Angka kemiskinan di NTT pada September tahun 2015 sebesar 22,58%, dan pada tahun 2021 hanya turun menjadi 20,44%. Atau dengan kata lain, dalam enam tahun terakhir, upaya menekan angka kemiskinan di NTT tidak mengalami pertumbuhan signifikan.
Wakil Ketua Komisi XI DPR RI Fathan Subchi mengungkapkan persentase penduduk miskin nasional pada Maret 2021 sebesar 10,14%. Hal ini menurutnya perlu mendapat perhatian dari pemerintah, sekaligus menjadi tantangan bagi Komisi XI DPR RI.

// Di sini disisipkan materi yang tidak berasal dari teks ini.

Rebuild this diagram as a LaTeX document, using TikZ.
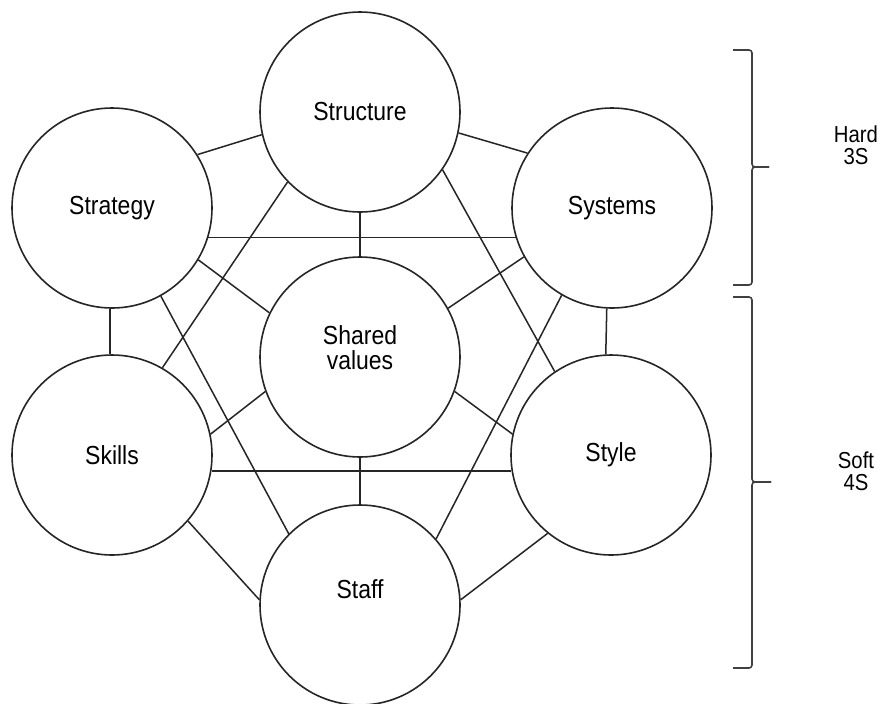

"Kita ingin memberikan perhatian khusus kepada NTT, karena tingkat kemiskinan yang masih akut 20 persen lebih ini menjadi tantangan kita (Komisi XI DPR RI), karena secara nasional kita sudah mengalami penurunan di bawah satu digit, tapi NTT masih di atas dua digit," kata Wakil Ketua Komisi XI DPR Fathan Subchi dalam keterangannya, Kamis (24/2).
Pada Senin (21/2), Fathan memimpin Tim Kunjungan Kerja Reses Komisi XI DPR RI ke Labuan Bajo, Manggarai Barat, Flores NTT.
Politisi Partai Kebangkitan Bangsa (F-PKB) itu menilai, bauran kebijakan antara Bank Indonesia (BI), Otoritas Jasa Keuangan (OJK), Himpunan Bank Milik Negara (Himbara), serta Lembaga Penjamin Simpanan (LPS) dapat memberikan rasa optimistis akan ada peningkatan dari segi kualitas hidup, peningkatan dunia kerja dan juga memacu pertumbuhan ekonomi di NTT bisa lebih baik.
"Karena itu juga kami di sini memantau seluruh program-program pembangunan Pemerintah Pusat dan Pemerintah Daerah NTT. Bagaimana perkembangan bank-bank di NTT dalam penyaluran kredit, bagaimana sinergi Bank Indonesia, bagaimana pengawasan Otoritas Jasa Keuangan, dan sebagainya," ujar Fathan.
Namun demikian, meskipun kemiskinan di NTT mengalami penurunan, ketimpangannya belum banyak berubah. Fathan pun mengatakan penyaluran Pemulihan Ekonomi Nasional (PEN) di NTT melalui perlindungan sosial, stimulus pajak, hingga pendapatan dari sektor pajak hingga saat ini sudah mengalami peningkatan.
"Oleh karena itu kami minta Pemerintah Pusat untuk terus memberikan atensi, perhatian, dan juga skema khusus bagi NTT, karena ini kerja keras kita bersama sehingga NTT bisa kita tuntaskan dari kemiskinan," ujar politikus asal Jawa Tengah itu.
Dua tahun lalu, Gubernur NTT, Viktor Laiskodat memang sempat menyinggung penyebab daerah yang dipimpinnya miskin.
Kala itu, dalam kunjungan kerjanya di kecamatan Riung, Kabupaten Ngada, NTT, Laiskodat menyebutkan bahwa kemiskinan di NTT akibat kemalasan dan kebodohan yang telah lama ada.
"Kita NTT masih jadi provinsi ketiga termiskin di Indonesia hasil perkalian atau penjumlahan orang bodoh dan malas," katanya pada Jumat 26 Juni 2020.
Viktor menyebut, faktor kemiskinan selain dua faktor diatas juga tingginya angka kelahiran atau kehamilan pada keluarga miskin yang tidak terkendali dengan baik.
Selain itu, menurut Viktor, karena adanya pasangan yang hubungannya tidak disetujui oleh keluarga akibat alasan adat, walaupun sudah mempunyai anak dari hasil hubungan mereka hingga membuat anak yang telah lahir terlantar dan tidak sehat.
"Kalau miskin sehat baik, karena hamil takut orang tua lalu pergi di tim doa, dukun, gugur syukur, tidak gugur keluarlah anak yang tidak sehat," katanya.
Viktor pun meminta agar bupati dan para kepala desa proaktif mengendalikan angka kelahiran di keluarga miskin dengan turun ke rumah-rumah mengecek dan mendata keluarga miskin agar bisa langsung diintervensi oleh pemerintah agar anak lahir dalam kondisi sehat tidak stunting.